Que Pedro Sánchez sea nuestro presidente no es culpa de Pedro Sánchez. Lo tenemos, entre otras cosas, por la estrategia electoral del PP, que quiso heredar al PSOE mientras aserraba lo que debía ser su bastón. De ese PP bifronte y de las campañas del voto útil, de la demonización de Vox, y de tanto tobillismo alegre y tanta moderna de Extremadura derivó en parte el triunfo del sanchismo. Y los mismos siguen mismeando con el desahogo que les caracteriza.
Por eso empieza ya a cansar la industria del antisanchismo, el «me cuentan que mañana convoca elecciones», la mística watergate de las revelaciones, una ola en la que quiere subirse y de la que quiere vivir mucho cansino, mucho oportunista y mucho tonto.

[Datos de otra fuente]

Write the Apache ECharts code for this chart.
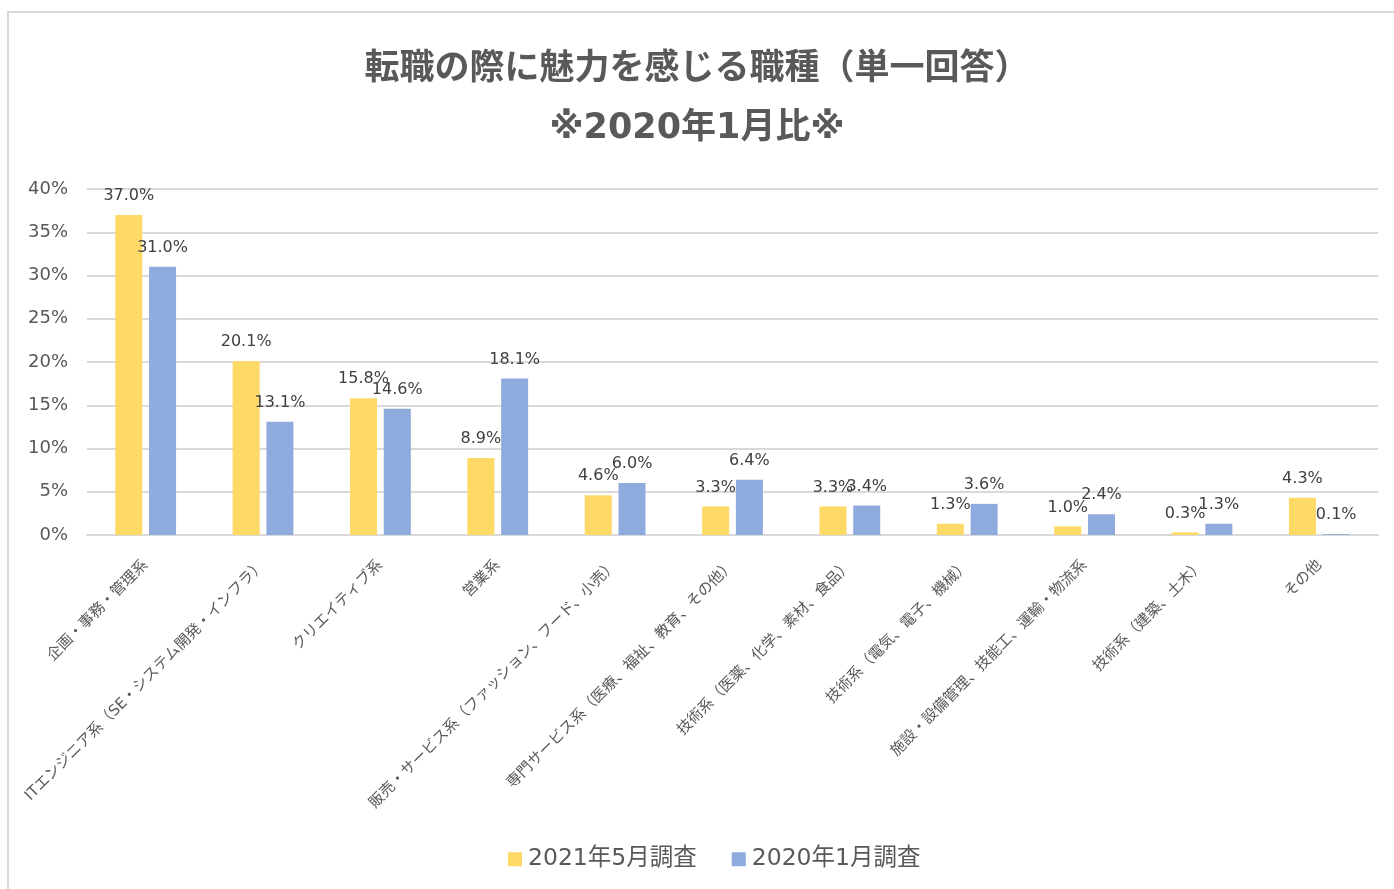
<!DOCTYPE html>
<html>
<head>
<meta charset="utf-8">
<script src="https://cdn.jsdelivr.net/npm/echarts@6/dist/echarts.min.js"></script>
<style>
	html, body { margin: 0; padding: 0; background: #fff; }
	#frame { position: absolute; left: 7px; top: 11px; width: 1400px; height: 900px; border: 2px solid #d9d9d9; box-sizing: border-box; }
	#chart { position: absolute; left: 0; top: 0; width: 1394px; height: 889px; }
</style>
</head>
<body>
<div id="frame"></div>
<div id="chart"></div>
<script>
const categories = [
	'企画・事務・管理系',
	'ITエンジニア系（SE・システム開発・インフラ）',
	'クリエイティブ系',
	'営業系',
	'販売・サービス系（ファッション、フード、小売）',
	'専門サービス系（医療、福祉、教育、その他）',
	'技術系（医薬、化学、素材、食品）',
	'技術系（電気、電子、機械）',
	'施設・設備管理、技能工、運輸・物流系',
	'技術系（建築、土木）',
	'その他'
];
const may2021 = [37.0, 20.1, 15.8, 8.9, 4.6, 3.3, 3.3, 1.3, 1.0, 0.3, 4.3];
const jan2020 = [31.0, 13.1, 14.6, 18.1, 6.0, 6.4, 3.4, 3.6, 2.4, 1.3, 0.1];
const seriesNames = ['2021年5月調査', '2020年1月調査'];
const yTicks = [0, 5, 10, 15, 20, 25, 30, 35, 40];

const fontFamily = "'DejaVu Sans', 'Noto Sans CJK JP', sans-serif";

const chart = echarts.init(document.getElementById('chart'));

const labelOpt = {
	show: true,
	position: 'top',
	distance: 11,
	color: '#404040',
	fontSize: 16,
	fontFamily: fontFamily,
	formatter: p => p.value.toFixed(1) + '%'
};

chart.setOption({
	backgroundColor: 'transparent',
	animation: false,
	title: {
		text: '転職の際に魅力を感じる職種（単一回答）\n※2020年1月比※',
		left: 'center',
		top: 35,
		textStyle: {
			color: '#595959',
			fontSize: 35,
			fontWeight: 'bold',
			fontFamily: fontFamily,
			lineHeight: 59
		}
	},
	legend: {
		bottom: 13,
		left: 503,
		itemWidth: 14,
		itemHeight: 14,
		itemGap: 35,
		icon: 'rect',
		textStyle: {
			color: '#595959',
			fontSize: 23.5,
			fontFamily: fontFamily,
			padding: [0, 0, 0, 1]
		},
		data: seriesNames
	},
	grid: {
		left: 87,
		right: 16,
		top: 189,
		bottom: 354,
		containLabel: false
	},
	xAxis: {
		type: 'category',
		data: categories,
		axisLine: { show: true, lineStyle: { color: '#d9d9d9', width: 2 } },
		axisTick: { show: false },
		axisLabel: {
			rotate: 45,
			interval: 0,
			color: '#595959',
			fontSize: 15,
			fontFamily: fontFamily,
			margin: 28
		}
	},
	yAxis: {
		type: 'value',
		min: yTicks[0],
		max: yTicks[yTicks.length - 1],
		interval: 5,
		axisLine: { show: false },
		axisTick: { show: false },
		splitLine: { lineStyle: { color: '#d9d9d9', width: 2 } },
		axisLabel: {
			color: '#595959',
			fontSize: 18,
			fontFamily: fontFamily,
			margin: 19,
			formatter: '{value}%'
		}
	},
	series: [
		{
			name: seriesNames[0],
			type: 'bar',
			data: may2021,
			barWidth: 27,
			barGap: '25%',
			itemStyle: { color: '#ffd966' },
			label: labelOpt
		},
		{
			name: seriesNames[1],
			type: 'bar',
			data: jan2020,
			barWidth: 27,
			barGap: '25%',
			itemStyle: { color: '#8faadc' },
			label: labelOpt
		}
	]
});
</script>
</body>
</html>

El antisanchismo es, para empezar, algo que impide una renovación en la alternativa. Ahí están los mismos de siempre, los que no se van jamás, cogidos al revival de lo que ya hicieron con ZP.
Tienen prisa y ejecutan un gran engaño: ¡Abajo el tirano! ¡Viva la Pepa!
Para ellos, todo va bien, salvo Sánchez. Nuestra Constitución es una maravilla, la división de poderes otra, nuestros jueces y fuerzas y cuerpos, oh, canela… Pues hala, que se note. Que sea el Estado de Derecho el que termine con Sánchez. A ver qué tal, a ver cómo y de qué manera. Mientras tanto, el «mañana dimite» ya parece una forma de no hacer política o política clicbait. Sientan la tonificante ducha escocesa: el calor creciente de la retórica antisanchista en los medios, el frío de la moderación en Génova.
Sánchez, que volvió a aparecer marcando pómulo, dijo algo ayer: «Lo democrático es articular una mayoría parlamentaria».
Y tiene razón. Es así en nuestro sistema.
Ahora están descubriendo a Sánchez, ahora están descubriendo al PSOE, ¡hasta están descubriendo Venezuela! Pero ¿qué dijeron cuando las mociones de Vox? ¿Qué dijeron cuando Abascal denunció que el gobierno tenía un problema de legitimidad? Lo que hicieron fue dársela, «tenderle la mano» y normalizar ese pecado de origen.
Ahora quieren que se vaya. Pero ¿cómo se va a ir? ¿Porque lo diga quién?
Sánchez se enfrenta al Sistema y, ojo, que esto nos lo puede acabar haciendo hasta simpático. Se les ha rebelado, se les ha puesto chulo. A los listos de la herencia les ha salido uno que se la quiere comer solo.
En España hay mucho jeta. Lo que más. Pero pómulo, pómulo solo uno.
Por eso hay que reconocer su trabajo, su capacidad, sus reflejos, su descacharrante cinismo, su perseverancia y una desvergüenza que le permite cualquier contorsión…
Sánchez se ha comido el Consenso. Sánchez es ahora mismo el PSOE («mi organización») y también el centro derecha, que no alcanza mucho más allá del antisanchismo. Si les quitáramos a Sánchez, ¿qué tendrían? ¿qué podrían hablar, ofrecer de distinto?
¿Qué propuesta alternativa hay? ¿Qué generosa oferta de reconstrucción han hecho que no sea quitarlo a él? Ni siquiera quitarlo, porque no pueden… pedir que se vaya. Son cómicos.
En mi opinión, el antisanchismo es políticamente nocivo. Es una tentación que puede salir mal. Es una regurgitación
Sánchez personaliza la crisis de su partido y la del partido de enfrente. La realidad entera de nuestro país. El ethos es su gepeto y es el que mejor habla nuestro idioma. Algo así no sale de la nada. Por eso, porque es tan nosotros, hasta tal punto nosotros, se rehace, nos torea, nos aprehende narrativamente.
Sólo cambiando, sólo alterando el marco, sólo revolucionándonos (no necesariamente ante las puertas de nada) se puede superar.